TASK DIRECTIONS:
Please output every line of the material as it stands, without the pictures.

PROVIDED DATA:
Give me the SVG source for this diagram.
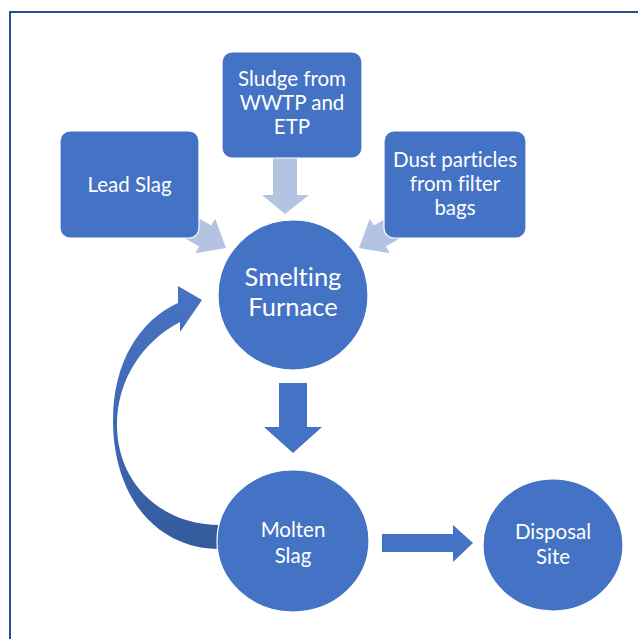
<svg xmlns="http://www.w3.org/2000/svg" width="638" height="639" viewBox="0 0 638 639">
<defs>
<style>
.node{fill:#4472C4;stroke:#FFFFFF;stroke-width:1.2}
.light{fill:#B4C3E1}
.dark{fill:#4472C4}
.t{font-family:Lato,"Open Sans","Liberation Sans",sans-serif;fill:#FFFFFF;font-size:20.5px;text-anchor:middle;font-variant-ligatures:none;font-feature-settings:"liga" 0,"dlig" 0}
.big{font-size:25.5px}
</style>
<linearGradient id="cg" x1="0" y1="0" x2="0" y2="1">
<stop offset="0" stop-color="#4673C3"/>
<stop offset="0.55" stop-color="#3F68B3"/>
<stop offset="1" stop-color="#335A9C"/>
</linearGradient>
</defs>
<rect x="0" y="0" width="638" height="639" fill="#FFFFFF"/>
<path d="M10,645 L10,12 L645,12" fill="none" stroke="#25518F" stroke-width="2"/>
<g id="connectors">
<path class="light" d="M273,158 L297,158 L297,195 L309,195 L285,214 L262,195 L273,195 Z"/>
<g transform="translate(226,248) rotate(30)"><path class="light" d="M-50,-12 L-24,-12 L-24,-20 L0,0 L-24,20 L-24,12 L-50,12 Z"/></g>
<g transform="translate(359,248) rotate(150)"><path class="light" d="M-50,-12 L-24,-12 L-24,-20 L0,0 L-24,20 L-24,12 L-50,12 Z"/></g>
<path class="dark" d="M279,383 L307,383 L307,427 L322,427 L293,453 L264,427 L279,427 Z"/>
<path class="dark" d="M382,534 L453,534 L453,525 L473,543 L453,562 L453,552 L382,552 Z"/>
<path fill="url(#cg)" d="M220,549 C155,549 113,495 113,420 C113,362 140,320 178,303 L178,286 L202,300 L180,332 L180,322 C142,342 117,380 117,425 C117,482 160,525 220,525 Z"/>
</g>
<g id="lead-slag"><rect class="node" x="60" y="131" width="139" height="107" rx="10"/><text class="t" x="129.5" y="192">Lead Slag</text></g>
<g id="sludge"><rect class="node" x="222" y="52" width="140" height="106" rx="10"/><text class="t" x="292" y="86">Sludge from</text><text class="t" x="292" y="110">WWTP and</text><text class="t" x="292" y="134">ETP</text></g>
<g id="dust"><rect class="node" x="384" y="131" width="142" height="107" rx="10"/><text class="t" x="455" y="167">Dust particles</text><text class="t" x="455" y="191">from filter</text><text class="t" x="455" y="214.5">bags</text></g>
<g id="smelting-furnace"><circle class="node" cx="293" cy="295" r="75"/><text class="t big" x="293" y="286">Smelting</text><text class="t big" x="293" y="316">Furnace</text></g>
<g id="molten-slag"><ellipse class="node" cx="293" cy="541" rx="76" ry="71"/><text class="t" x="293" y="537">Molten</text><text class="t" x="293" y="563">Slag</text></g>
<g id="disposal-site"><ellipse class="node" cx="553" cy="545" rx="70" ry="66"/><text class="t" x="553" y="539">Disposal</text><text class="t" x="553" y="564">Site</text></g>
</svg>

FINAL RESULT:
Give me the SVG source for this diagram.
<svg xmlns="http://www.w3.org/2000/svg" width="638" height="639" viewBox="0 0 638 639">
<defs>
<style>
.node{fill:#4472C4;stroke:#FFFFFF;stroke-width:1.2}
.light{fill:#B4C3E1}
.dark{fill:#4472C4}
.t{font-family:Lato,"Open Sans","Liberation Sans",sans-serif;fill:#FFFFFF;font-size:20.5px;text-anchor:middle;font-variant-ligatures:none;font-feature-settings:"liga" 0,"dlig" 0}
.big{font-size:25.5px}
</style>
<linearGradient id="cg" x1="0" y1="0" x2="0" y2="1">
<stop offset="0" stop-color="#4673C3"/>
<stop offset="0.55" stop-color="#3F68B3"/>
<stop offset="1" stop-color="#335A9C"/>
</linearGradient>
</defs>
<rect x="0" y="0" width="638" height="639" fill="#FFFFFF"/>
<path d="M10,645 L10,12 L645,12" fill="none" stroke="#25518F" stroke-width="2"/>
<g id="connectors">
<path class="light" d="M273,158 L297,158 L297,195 L309,195 L285,214 L262,195 L273,195 Z"/>
<g transform="translate(226,248) rotate(30)"><path class="light" d="M-50,-12 L-24,-12 L-24,-20 L0,0 L-24,20 L-24,12 L-50,12 Z"/></g>
<g transform="translate(359,248) rotate(150)"><path class="light" d="M-50,-12 L-24,-12 L-24,-20 L0,0 L-24,20 L-24,12 L-50,12 Z"/></g>
<path class="dark" d="M279,383 L307,383 L307,427 L322,427 L293,453 L264,427 L279,427 Z"/>
<path class="dark" d="M382,534 L453,534 L453,525 L473,543 L453,562 L453,552 L382,552 Z"/>
<path fill="url(#cg)" d="M220,549 C155,549 113,495 113,420 C113,362 140,320 178,303 L178,286 L202,300 L180,332 L180,322 C142,342 117,380 117,425 C117,482 160,525 220,525 Z"/>
</g>
<g id="lead-slag"><rect class="node" x="60" y="131" width="139" height="107" rx="10"/><text class="t" x="129.5" y="192">Lead Slag</text></g>
<g id="sludge"><rect class="node" x="222" y="52" width="140" height="106" rx="10"/><text class="t" x="292" y="86">Sludge from</text><text class="t" x="292" y="110">WWTP and</text><text class="t" x="292" y="134">ETP</text></g>
<g id="dust"><rect class="node" x="384" y="131" width="142" height="107" rx="10"/><text class="t" x="455" y="167">Dust particles</text><text class="t" x="455" y="191">from filter</text><text class="t" x="455" y="214.5">bags</text></g>
<g id="smelting-furnace"><circle class="node" cx="293" cy="295" r="75"/><text class="t big" x="293" y="286">Smelting</text><text class="t big" x="293" y="316">Furnace</text></g>
<g id="molten-slag"><ellipse class="node" cx="293" cy="541" rx="76" ry="71"/><text class="t" x="293" y="537">Molten</text><text class="t" x="293" y="563">Slag</text></g>
<g id="disposal-site"><ellipse class="node" cx="553" cy="545" rx="70" ry="66"/><text class="t" x="553" y="539">Disposal</text><text class="t" x="553" y="564">Site</text></g>
</svg>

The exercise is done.